According to Auto News, California, Connecticut, Maryland, Massachusetts, New York, Oregon, Rhode Island, and Vermont have formed a coalition to create new means of encouraging the adoption of zero-emission vehicles. New York governor Andrew Cuomo hopes that the group can help put 3.3 million ZEVs in service by the year 2025. The coalition's tactics for achieving that goal range from the very small to the very large, including:
- Funding of public charging stations and parking zones: By making public charging widely available, these states hope to prove to consumers that ZEVs -- specifically, electric vehicles -- are viable alternatives to traditional cars. Creating parking zones for ZEV owners will offer additional adoption incentives, particularly in crowded urban areas.
- Uniform signage to indicate recharging/refueling areas: These will make it easier for drivers to find places to recharge -- or, in the case of fuel cell vehicles, refuel. As with the charging stations and parking zones mentioned above, these will also raise awareness of ZEVs, which should have a positive impact on sales down the road.
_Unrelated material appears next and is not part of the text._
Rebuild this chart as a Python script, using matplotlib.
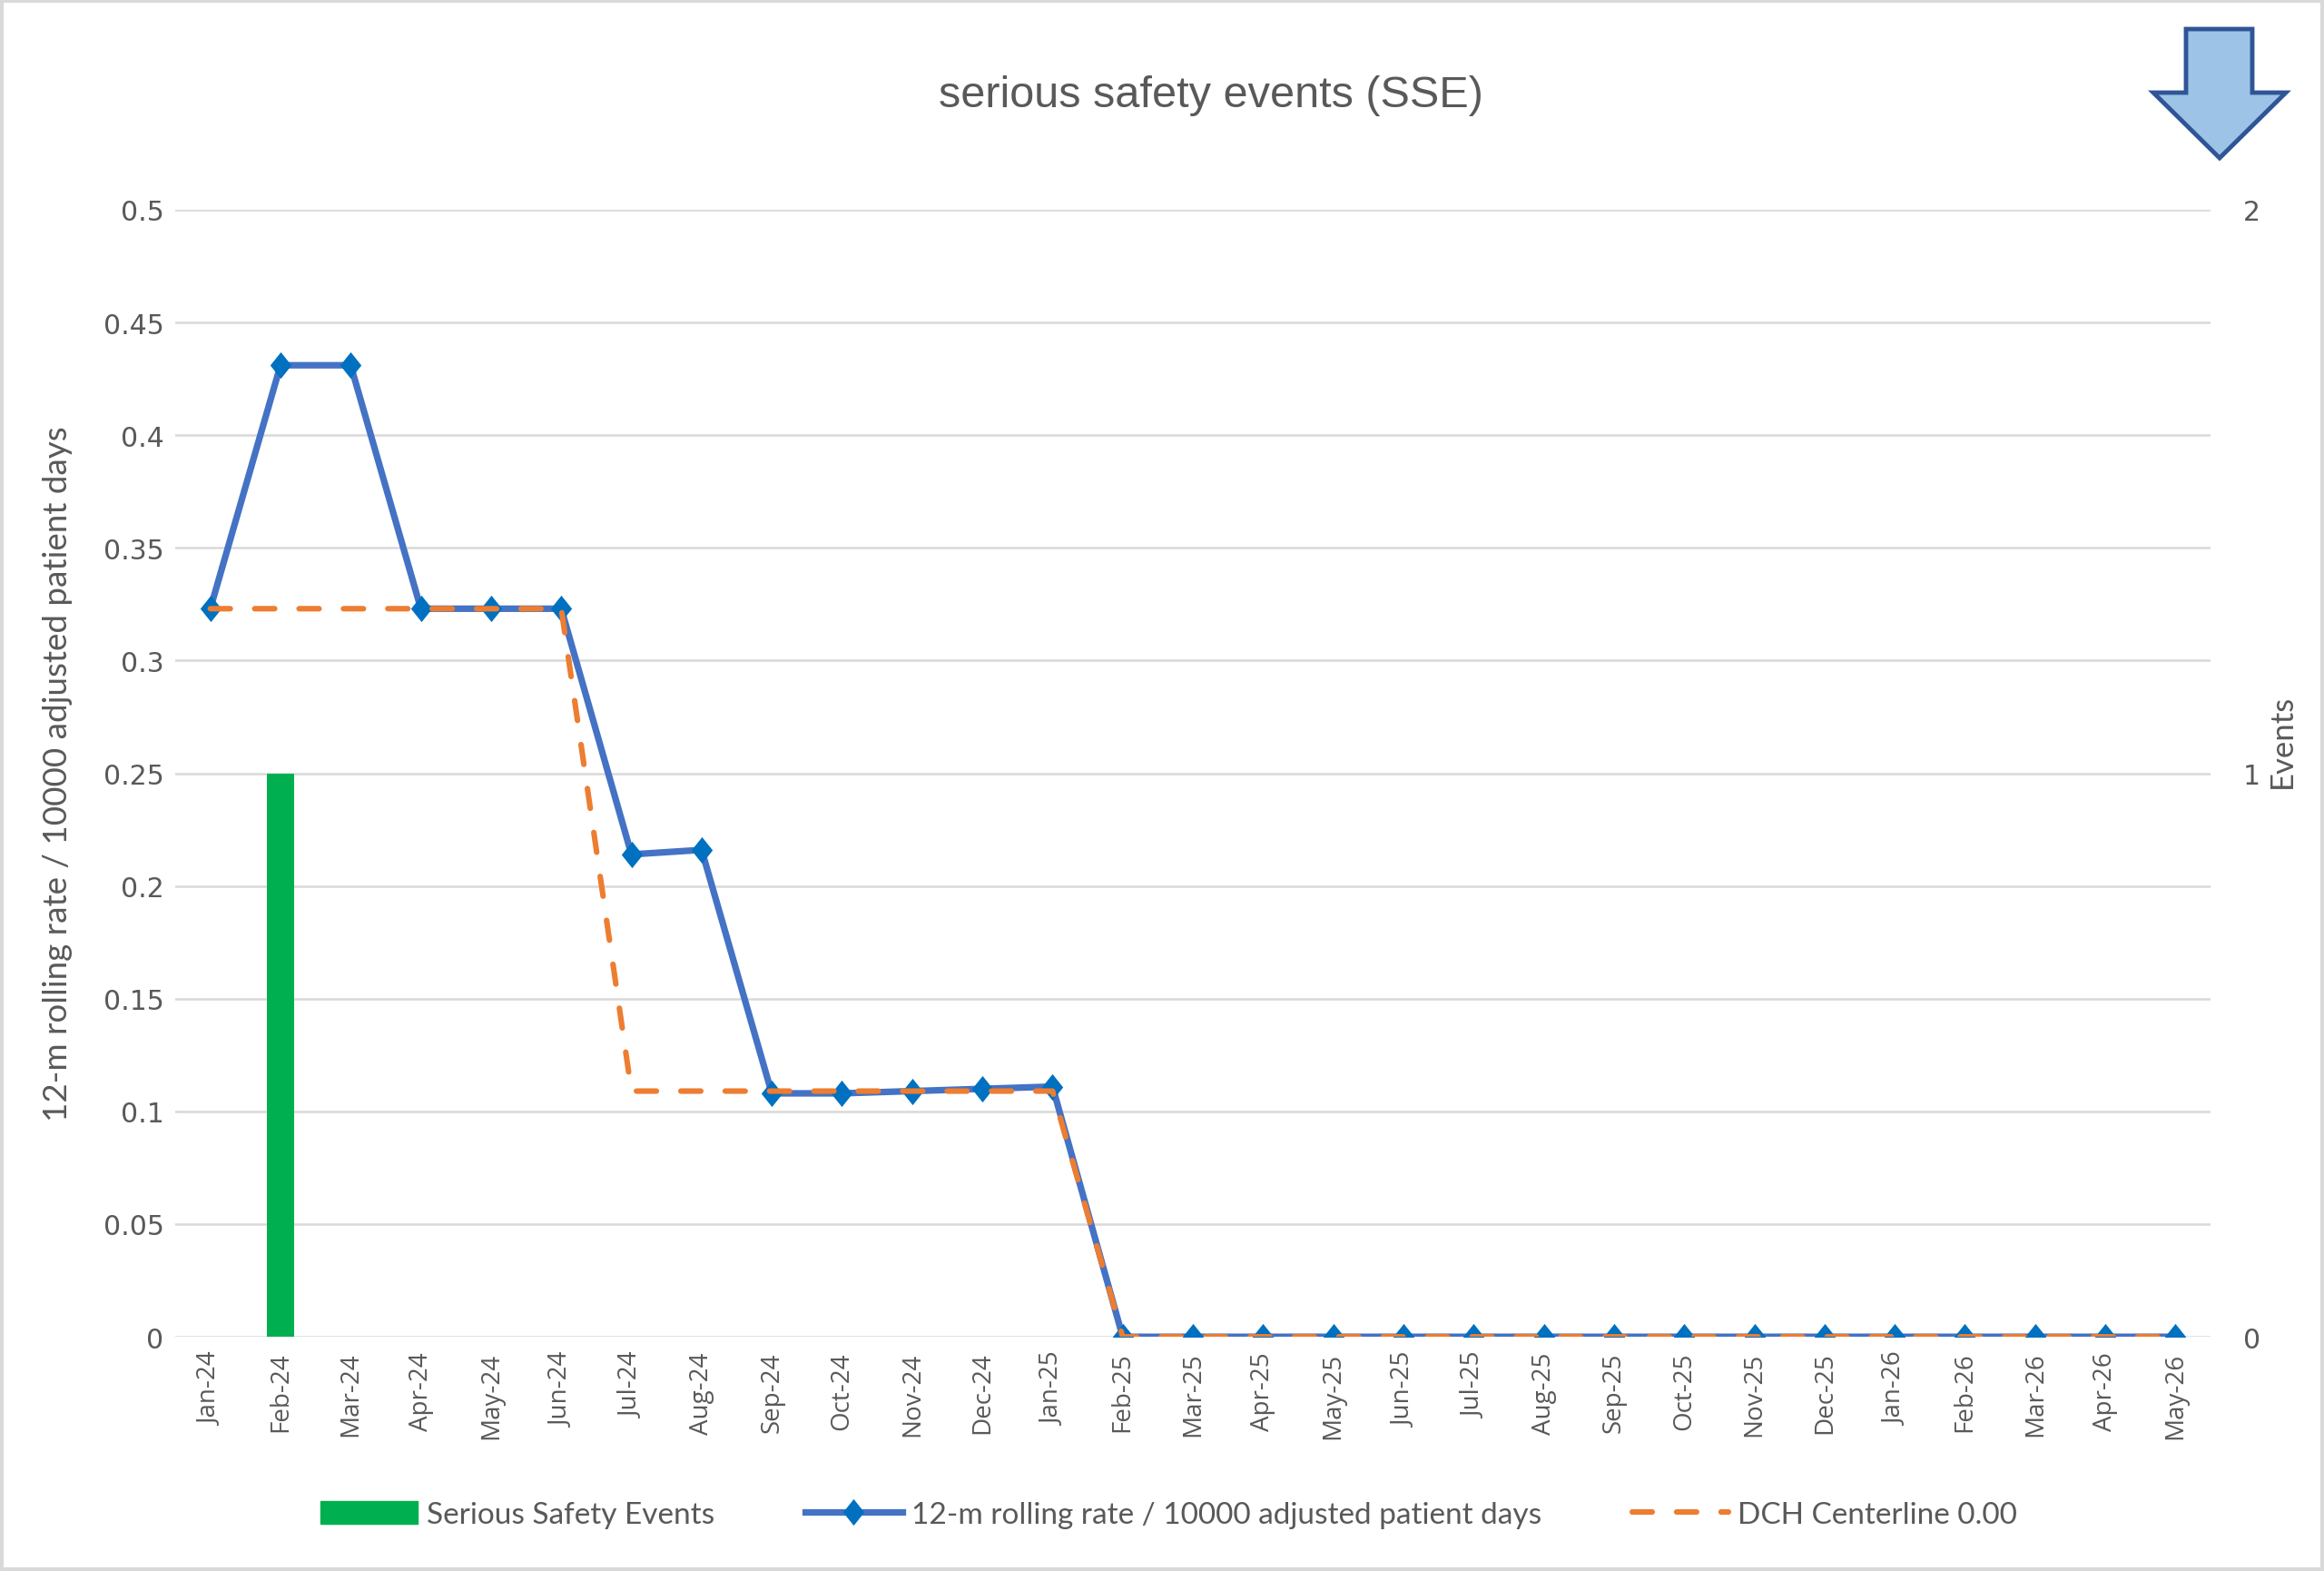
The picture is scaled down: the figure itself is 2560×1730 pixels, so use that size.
import matplotlib
matplotlib.use("Agg")
import matplotlib.pyplot as plt
from matplotlib.patches import Polygon, Rectangle
from matplotlib.lines import Line2D
from matplotlib.patches import Patch

months = ["Jan-24", "Feb-24", "Mar-24", "Apr-24", "May-24", "Jun-24", "Jul-24", "Aug-24",
          "Sep-24", "Oct-24", "Nov-24", "Dec-24", "Jan-25", "Feb-25", "Mar-25", "Apr-25",
          "May-25", "Jun-25", "Jul-25", "Aug-25", "Sep-25", "Oct-25", "Nov-25", "Dec-25",
          "Jan-26", "Feb-26", "Mar-26", "Apr-26", "May-26"]
events = [0, 1, 0, 0, 0, 0, 0, 0, 0, 0, 0, 0, 0, 0, 0, 0, 0, 0, 0, 0, 0, 0, 0, 0, 0, 0, 0, 0, 0]
rate = [0.323, 0.431, 0.431, 0.323, 0.323, 0.323, 0.214, 0.216, 0.108, 0.108, 0.109, 0.110,
        0.111, 0, 0, 0, 0, 0, 0, 0, 0, 0, 0, 0, 0, 0, 0, 0, 0]
centerline = [0.323, 0.323, 0.323, 0.323, 0.323, 0.323, 0.109, 0.109, 0.109, 0.109, 0.109, 0.109,
              0.109, 0, 0, 0, 0, 0, 0, 0, 0, 0, 0, 0, 0, 0, 0, 0, 0]
left_ticks = [0, 0.05, 0.1, 0.15, 0.2, 0.25, 0.3, 0.35, 0.4, 0.45, 0.5]
left_tick_labels = ["0", "0.05", "0.1", "0.15", "0.2", "0.25", "0.3", "0.35", "0.4", "0.45", "0.5"]
right_ticks = [0, 1, 2]

title = "serious safety events (SSE)"
ylabel_left = "12-m rolling rate / 10000 adjusted patient days"
ylabel_right = "Events"
legend_labels = ["Serious Safety Events", "12-m rolling rate / 10000 adjusted patient days",
                 "DCH Centerline 0.00"]

GREY = "#595959"
GRID = "#D9D9D9"
BLUE = "#4472C4"
MARK = "#0070C0"
ORANGE = "#ED7D31"
GREEN = "#00B050"

plt.rcParams["font.family"] = ["Lato", "DejaVu Sans"]

DIAMOND = [(0, 1), (0.8, 0), (0, -1), (-0.8, 0), (0, 1)]
LINE_KW = dict(color=BLUE, lw=5.2, marker=DIAMOND, markersize=21, markeredgewidth=0,
               markerfacecolor=MARK, markeredgecolor=MARK)
DASH_KW = dict(color=ORANGE, lw=4.4, linestyle=(0, (3.6, 4.4)), dash_capstyle="round")

fig = plt.figure(figsize=(25.6, 17.31), dpi=100)
ax = fig.add_axes([0.0754, 0.149, 0.8758, 0.717])
ax2 = ax.twinx()

x = list(range(len(months)))

# grid + lines on primary axis
ax.grid(axis="y", color=GRID, lw=1.8, zorder=0)
ax.set_axisbelow(True)
ax.plot(x, rate, zorder=3, solid_joinstyle="round", **LINE_KW)
ax.plot(x, centerline, zorder=4, **DASH_KW)

ax.set_xlim(-0.5, len(months) - 0.5)
ax.set_ylim(0, 0.5)
ax.set_yticks(left_ticks)
ax.set_yticklabels(left_tick_labels, fontsize=21.5, color=GREY, family=["DejaVu Sans"])
ax.set_xticks(x)
ax.set_xticklabels(months, rotation=90, fontsize=20, color=GREY, family=["Open Sans"])
ax.tick_params(axis="both", length=0)
ax.tick_params(axis="y", pad=9)
ax.tick_params(axis="x", pad=12)
ax.set_ylabel(ylabel_left, fontsize=26.5, color=GREY, labelpad=24)

# bars on secondary axis (above the grid)
ax2.bar(x, events, width=0.4, color=GREEN, zorder=2)
ax2.set_ylim(0, 2)
ax2.set_yticks(right_ticks)
ax2.set_yticklabels([str(t) for t in right_ticks], fontsize=21.5, color=GREY,
                    family=["DejaVu Sans"])
ax2.tick_params(axis="y", length=0, pad=26)
ax2.set_ylabel(ylabel_right, fontsize=25, color=GREY)
ax2.yaxis.set_label_coords(1.035, 0.529)
ax2.yaxis.label.set_va("center")
ax2.yaxis.label.set_ha("center")

for a in (ax, ax2):
    for s in a.spines.values():
        s.set_visible(False)

fig.text(0.521, 0.939, title, fontsize=35, color=GREY, ha="center", va="center",
         family=["Liberation Sans"])

# legend
handles = [
    Patch(facecolor=GREEN, edgecolor=GREEN),
    Line2D([0], [0], **LINE_KW),
    Line2D([0], [0], **DASH_KW),
]
fig.legend(handles, legend_labels, loc="center", bbox_to_anchor=(0.503, 0.036), ncol=3,
           frameon=False, fontsize=24, labelcolor=GREY, handlelength=3.2,
           handleheight=0.8, handletextpad=0.3, columnspacing=3.0)

# decorative down arrow (top right)
arrow = [(2408, 33), (2481, 33), (2481, 103), (2518, 103), (2445, 175),
         (2372, 103), (2408, 103)]
arrow_fig = [(px / 2560, 1 - py / 1731) for px, py in arrow]
fig.patches.append(Polygon(arrow_fig, closed=True, transform=fig.transFigure,
                           facecolor="#9DC3E6", edgecolor="#2F5597", lw=3.5,
                           joinstyle="miter"))

# figure border
fig.patches.append(Rectangle((0.0008, 0.0012), 0.9984, 0.9976, transform=fig.transFigure,
                             fill=False, edgecolor=GRID, lw=3))

fig.savefig("out.png", dpi=100, facecolor="white")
- Public programs like HOV access: Many cities and states already allow hybrids and electric cars to use HOV lanes, even when drivers are traveling alone. This may encourage adoption and, at the very least, will boost awareness.
- Lobbying for continued state and federal tax credits: Nothing talks quite like money. Keeping tax credits on the books, adding them where they don't exist, and increasing them could be enough to persuade some shoppers to make the switch.
Will these kinds of initiatives help the coalition put 3.3 million ZEVs on the road over the next 11 years?
Maybe. The eight states included in the group account for roughly 25 percent of U.S. auto sales, so encouraging adoption in those areas could have a major influence on nationwide numbers -- even if Southern and non-coastal states remain fiercely loyal to combustion engines.
That said, the group has a long row to hoe. It's true that sales of zero- and low-emission vehicles, from plug-in hybrids and battery electrics, are up 26 percent for the year, and it's likely that hybrids in particular will continue to perform well. However, analysts predict that true, zero-emission vehicles will remain a tough sell for the time being, and by 2020, they'll account for only about one percent of sales -- well below what's needed to reach the 3.3 million goal.
Many things could improve the coalition's odds, though. Better battery technology and range are perhaps the most eagerly anticipated innovations, along with faster recharging times for battery electric vehicles. The group's plan will also be helped as the price of electric vehicles comes down, so they're more on par with conventional cars. And of course, as more ZEV options arrive, they'll be appealing to a wider range of consumers.
In our opinion, the coalition has set itself a very lofty goal, but one that's doable -- provided no recessions or other adversities arise to impede the current rate of progress.